For comparison: gpt-oss:120b running locally on an RTX 6000 Blackwell Pro QMax costs about $0.075/hour in electricity at 500W system draw. But electricity isn’t the whole story—factor in depreciation and overhead on a $10k workstation and you’re looking at roughly $2/hour total cost. The 1,400-case benchmark took about 52 minutes, so maybe $1.75 total. That’s still cheaper than the cloud models, but there’s a real cost to controlling your own destiny by owning hardware instead of renting by the token.

Worth noting: gpt-oss:120b is the largest open-weight model tested—the frontier models (GPT-5-mini, Grok, Gemini, Claude) don’t publicly disclose their parameter counts, though estimates range from 600B to 1.8 trillion. Yet a 120B model running on a single GPU matched them on accuracy and beat most of them on speed. For domain-specific classification tasks, you may not need the frontier.

There’s another advantage to open-weight models: you can train them. A few hundred examples of domain-specific classifications, some fine-tuning, and that 78% accuracy could climb significantly higher. The frontier models are black boxes—you get what you get. Open-weight models are starting points you can customize for your domain.

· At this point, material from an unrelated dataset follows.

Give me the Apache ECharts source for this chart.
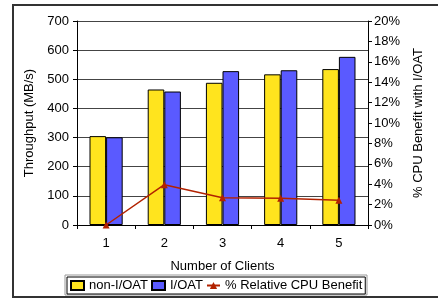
<!DOCTYPE html>
<html lang="en">
<head>
    <meta charset="UTF-8">
    <title>Throughput vs clients</title>
    <script src="https://cdn.jsdelivr.net/npm/echarts@6/dist/echarts.min.js"></script>
    <style>
        body { margin: 0; background: #fff; }
    </style>
</head>
<body>
<div id="main" style="width: 438px;height:301px;"></div>

<script type="text/javascript">
    // data
    var clients = ['1', '2', '3', '4', '5'];
    var nonIoat = [305, 465, 488, 517, 535];
    var ioat = [301, 458, 528, 531, 577];
    var cpuBenefit = [0, 3.95, 2.68, 2.62, 2.42];

    var font = 'Liberation Sans, Arial, sans-serif';

    var myChart = echarts.init(document.getElementById('main'));
    var option = {
        backgroundColor: '#fff',
        animation: false,
        textStyle: { fontFamily: font, color: '#000' },
        graphic: [
            {
                type: 'rect',
                shape: { x: 13, y: 5, width: 440, height: 292 },
                style: { fill: 'none', stroke: '#333', lineWidth: 2 },
                silent: true
            },
            {
                type: 'rect',
                shape: { x: 65, y: 275, width: 302, height: 20 },
                style: { fill: '#fff', stroke: '#999', lineWidth: 1 },
                silent: true,
                z: -1
            }
        ],
        grid: {
            left: 77,
            right: 70,
            top: 21,
            bottom: 76,
            show: true,
            borderWidth: 0,
            backgroundColor: '#fff'
        },
        legend: {
            left: 67,
            top: 277,
            padding: [2, 3, 2, 3],
            itemGap: 3,
            itemWidth: 13,
            itemHeight: 9,
            borderColor: '#000',
            borderWidth: 1,
            textStyle: { fontFamily: font, fontSize: 13, color: '#000' },
            data: [
                { name: 'non-I/OAT', icon: 'rect' },
                { name: 'I/OAT', icon: 'rect' },
                { name: '% Relative CPU Benefit' }
            ]
        },
        xAxis: {
            type: 'category',
            data: clients,
            name: 'Number of Clients',
            nameLocation: 'middle',
            nameGap: 35,
            nameTextStyle: { fontFamily: font, fontSize: 13, color: '#000' },
            axisLine: { lineStyle: { color: '#000', width: 1 } },
            axisTick: { show: true, length: 4, lineStyle: { color: '#000' } },
            axisLabel: { fontFamily: font, fontSize: 13, color: '#000', margin: 12 }
        },
        yAxis: [
            {
                type: 'value',
                min: 0,
                max: 700,
                interval: 100,
                name: 'Throughput (MB/s)',
                nameLocation: 'middle',
                nameRotate: 90,
                nameGap: 35,
                nameTextStyle: { fontFamily: font, fontSize: 13, color: '#000' },
                axisLine: { show: true, lineStyle: { color: '#000' } },
                axisTick: { show: true, length: 4, lineStyle: { color: '#000' } },
                axisLabel: { fontFamily: font, fontSize: 13, color: '#000', margin: 8 },
                splitLine: { show: true, lineStyle: { color: '#444', width: 1 } }
            },
            {
                type: 'value',
                min: 0,
                max: 20,
                interval: 2,
                position: 'right',
                name: '% CPU Benefit with I/OAT',
                nameLocation: 'middle',
                nameRotate: 90,
                nameGap: 44,
                nameTextStyle: { fontFamily: font, fontSize: 13, color: '#000' },
                axisLine: { show: true, lineStyle: { color: '#000' } },
                axisTick: { show: true, length: 4, lineStyle: { color: '#000' } },
                axisLabel: { fontFamily: font, fontSize: 13, color: '#000', margin: 6, formatter: '{value}%' },
                splitLine: { show: false }
            }
        ],
        series: [
            {
                name: 'non-I/OAT',
                type: 'bar',
                data: nonIoat,
                barGap: '0%',
                barCategoryGap: '43%',
                itemStyle: { color: '#FFE41E', borderColor: '#000', borderWidth: 1 }
            },
            {
                name: 'I/OAT',
                type: 'bar',
                data: ioat,
                itemStyle: { color: '#5A5AFF', borderColor: '#000', borderWidth: 1 }
            },
            {
                name: '% Relative CPU Benefit',
                type: 'line',
                yAxisIndex: 1,
                data: cpuBenefit,
                symbol: 'triangle',
                symbolSize: 7,
                lineStyle: { color: '#B22200', width: 1.5 },
                itemStyle: { color: '#B22200' },
                z: 5
            }
        ]
    };
    myChart.setOption(option);
</script>
</body>
</html>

And the Opus self-agreement test? $0.00. When I first considered running Opus through OpenRouter, the cost would have been significant—Opus 4.5 isn’t cheap. But then it hit me: Claude Code runs on Opus 4.5. Why pay for API calls when I can just ask it directly?

So it did. All 1,400 classifications happened inline during a Claude Code session, covered by the monthly Claude Max subscription. The AI figured out how to avoid paying for itself.

Benchmark: 1,400 construction specifications across 35 industry-standard categories. Models tested via OpenRouter: GPT-5-mini, Grok 4.1, Gemini 3 Flash, Claude Haiku 4.5, Devstral-2512. Local model: gpt-oss:120b via Ollama. Self-agreement test performed by Claude Opus 4.5 via Claude Code. December 2025.

Appendix: About That Self-Test

A note on methodology: the “self-agreement test” was performed by Claude Opus 4.5 classifying all 1,400 specs during a Claude Code session. No API calls, no token costs—just direct classification using the same enhanced prompt given to other models.

This is both the strength and the limitation of the experiment. The agreement was between two different tasks: first, being given a category and asked to generate an example specification; second, being given that specification and asked what category it best matches. The 99.86% agreement suggests Opus has a highly stable internal model of these classification categories—it can round-trip from category to example and back. But it’s still the same underlying model, so some consistency is expected.

The interesting question isn’t whether Opus agrees with itself (it does). It’s whether that agreement is higher than inter-model agreement (it is—dramatically). That’s the signal worth paying attention to.